— PROBLEM STATEMENT —
Find every line of the listing below where "matplotlib" appears, and copy it.

## BEGIN GIVEN INFORMATION

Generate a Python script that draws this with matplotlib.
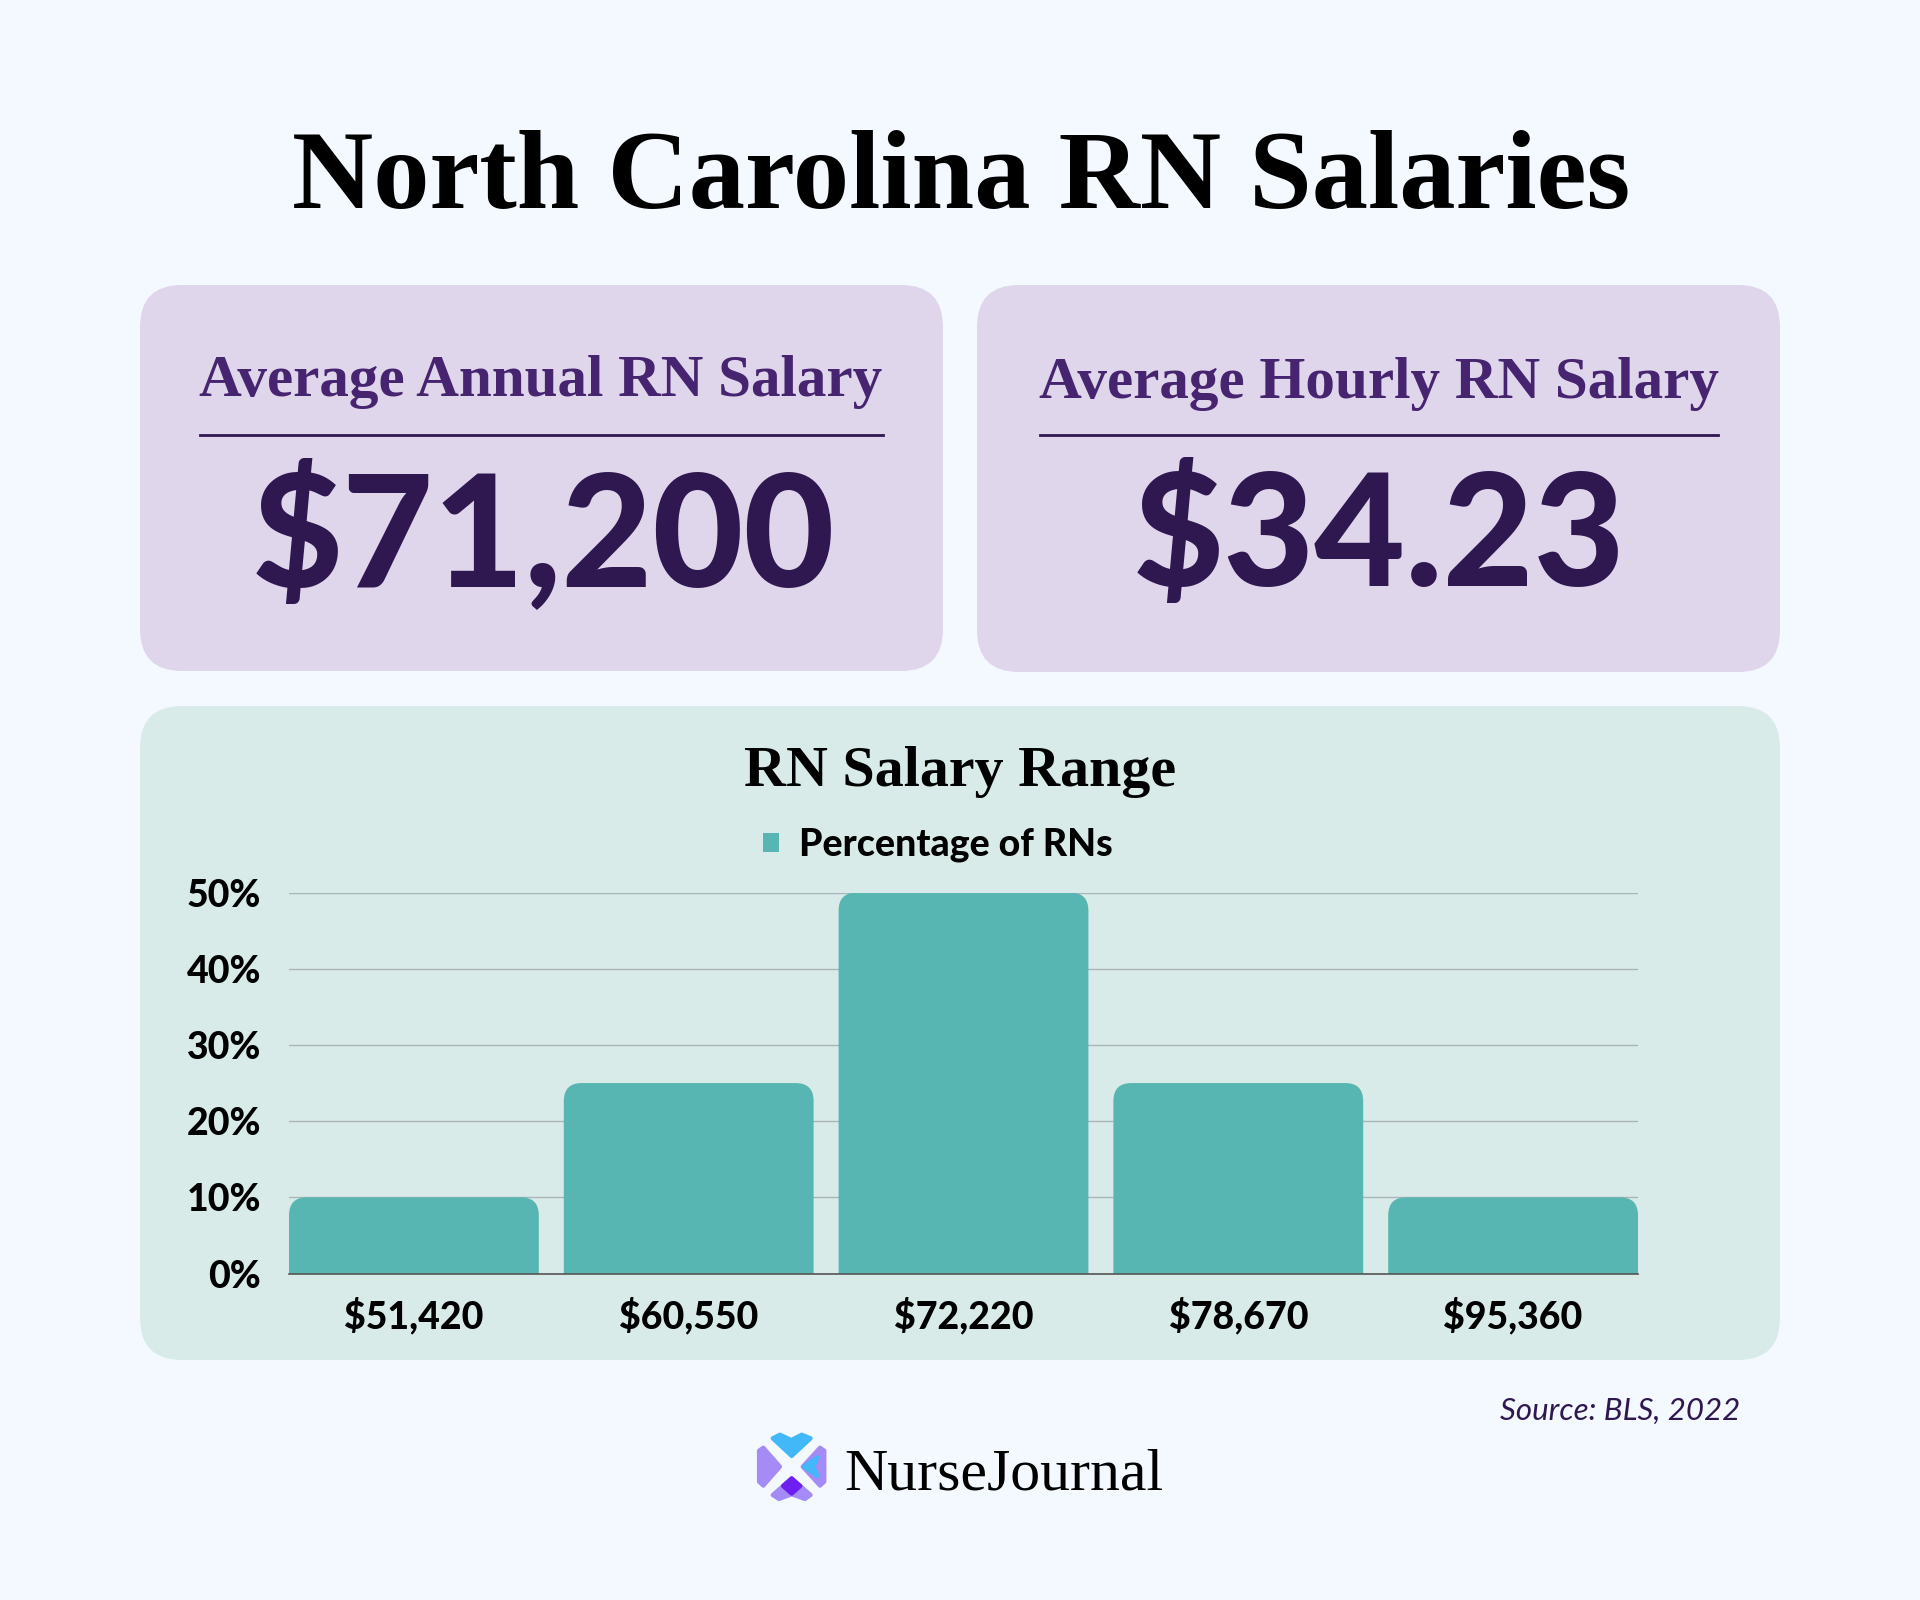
import numpy as np
import matplotlib
matplotlib.use('Agg')
import matplotlib.pyplot as plt
from matplotlib.patches import FancyBboxPatch, Polygon, Patch

salary_labels = ['$51,420', '$60,550', '$72,220', '$78,670', '$95,360']
pct_values = [10, 25, 50, 25, 10]
y_ticks = [0, 10, 20, 30, 40, 50]
y_tick_labels = ['0%', '10%', '20%', '30%', '40%', '50%']
annual_salary = '$71,200'
hourly_salary = '$34.23'

W, H = 1920, 1600
BG = '#f4f8ff'
PURPLE_BOX = '#e0d6ec'
GREEN_BOX = '#d9ebe8'
BAR = '#58b6b2'
HEAD = '#46246f'
DARK = '#2f1750'
SERIF = 'Liberation Serif'
SANS = 'Lato'

fig = plt.figure(figsize=(W / 100, H / 100), dpi=100, facecolor=BG)

# whole figure axes in pixels, for the panels and loose text
bg = fig.add_axes([0, 0, 1, 1])
bg.set_xlim(0, W)
bg.set_ylim(H, 0)
bg.axis('off')


def panel(x0, y0, x1, y1, color):
    r = 42
    bg.add_patch(FancyBboxPatch((x0 + r, y0 + r), x1 - x0 - 2 * r, y1 - y0 - 2 * r,
                                boxstyle='round,pad=%d,rounding_size=%d' % (r, r),
                                fc=color, ec='none'))


panel(140, 285, 943, 671, PURPLE_BOX)
panel(977, 285, 1780, 672, PURPLE_BOX)
panel(140, 706, 1780, 1360, GREEN_BOX)

bg.text(961, 208, 'North Carolina RN Salaries', ha='center', va='baseline',
        family=SERIF, weight='bold', fontsize=81, color='black')

bg.text(541, 396, 'Average Annual RN Salary', ha='center', va='baseline',
        family=SERIF, weight='bold', fontsize=42.6, color=HEAD)
bg.text(1379, 398, 'Average Hourly RN Salary', ha='center', va='baseline',
        family=SERIF, weight='bold', fontsize=42.6, color=HEAD)
bg.plot([200, 883], [435, 435], color=DARK, lw=2)
bg.plot([1040, 1718], [435, 435], color=DARK, lw=2)

bg.text(543, 586, annual_salary, ha='center', va='baseline',
        family=SANS, weight='black', fontsize=113, color=DARK)
bg.text(1379, 586, hourly_salary, ha='center', va='baseline',
        family=SANS, weight='black', fontsize=113, color=DARK)

bg.text(960, 786, 'RN Salary Range', ha='center', va='baseline',
        family=SERIF, weight='bold', fontsize=41.8, color='black')

bg.text(1740, 1420, 'Source: BLS, 2022', ha='right', va='baseline',
        family=SANS, style='italic', fontsize=22.5, color=DARK)

# logo
lx, ly = 730, 1400


def logo(pts, color):
    pts = [(lx + a / 3, ly + b / 3) for a, b in pts]
    bg.add_patch(Polygon(pts, closed=True, fc=color, ec=color, lw=3, joinstyle='round'))


logo([(128, 115), (150, 104), (184, 120), (215, 104), (242, 115), (185, 168)], '#42b8f8')
logo([(87, 152), (100, 143), (150, 200), (100, 257), (87, 245), (87, 155)], '#a48bf5')
logo([(283, 152), (270, 143), (218, 200), (270, 257), (283, 245), (283, 155)], '#a48bf5')
logo([(262, 172), (222, 200), (262, 228), (250, 200)], '#42b8f8')
logo([(128, 285), (185, 235), (242, 285), (225, 297), (185, 283), (147, 297)], '#a48bf5')
logo([(185, 235), (211, 258), (185, 281), (159, 258)], '#6c1ff0')

bg.text(844, 1489, 'NurseJournal', ha='left', va='baseline',
        family=SERIF, fontsize=43, color='black')

# bar chart
left, right, top, base = 289, 1638, 892.6, 1273.5
ax = fig.add_axes([left / W, 1 - base / H, (right - left) / W, (base - top) / H])
ax.set_facecolor('none')
bar_w = 250 / 275
xs = np.arange(len(pct_values))
ax.set_xlim(-bar_w / 2, xs[-1] + bar_w / 2)
ax.set_ylim(0, 50)

px_x = 1 / 275
px_y = 50 / (base - top)
for x, v in zip(xs, pct_values):
    # box runs below the axis, the clip leaves only the top corners round
    ax.add_patch(FancyBboxPatch((x - bar_w / 2, -5), bar_w, v + 5,
                                boxstyle='round,pad=0,rounding_size=%f' % (18 * px_x),
                                mutation_aspect=px_y / px_x,
                                fc=BAR, ec='none', zorder=3))

ax.set_xticks(xs)
ax.set_xticklabels(salary_labels)
ax.set_yticks(y_ticks)
ax.set_yticklabels(y_tick_labels)
ax.tick_params(length=0)
ax.tick_params(axis='x', pad=17)
ax.tick_params(axis='y', pad=20)
for lab in ax.get_xticklabels() + ax.get_yticklabels():
    lab.set_family(SANS)
    lab.set_weight('black')
    lab.set_fontsize(27)
    lab.set_color('black')
ax.grid(axis='y', color='#aab4bb', lw=1)
ax.set_axisbelow(True)
for s in ['top', 'left', 'right']:
    ax.spines[s].set_visible(False)
ax.spines['bottom'].set_color('#555555')
ax.spines['bottom'].set_linewidth(1.2)
ax.spines['bottom'].set_zorder(4)

leg = fig.legend(handles=[Patch(fc=BAR, ec='none', label='Percentage of RNs')],
                 loc='center', bbox_to_anchor=(938 / W, 1 - 845 / H), frameon=False,
                 prop={'family': SANS, 'weight': 'black', 'size': 27},
                 handlelength=0.42, handleheight=0.42, handletextpad=0.55)

fig.savefig('out.png', dpi=100, facecolor=BG)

## END GIVEN INFORMATION

— RIGHT ANSWER —
Generate a Python script that draws this with matplotlib.
import matplotlib
matplotlib.use('Agg')
import matplotlib.pyplot as plt
from matplotlib.patches import FancyBboxPatch, Polygon, Patch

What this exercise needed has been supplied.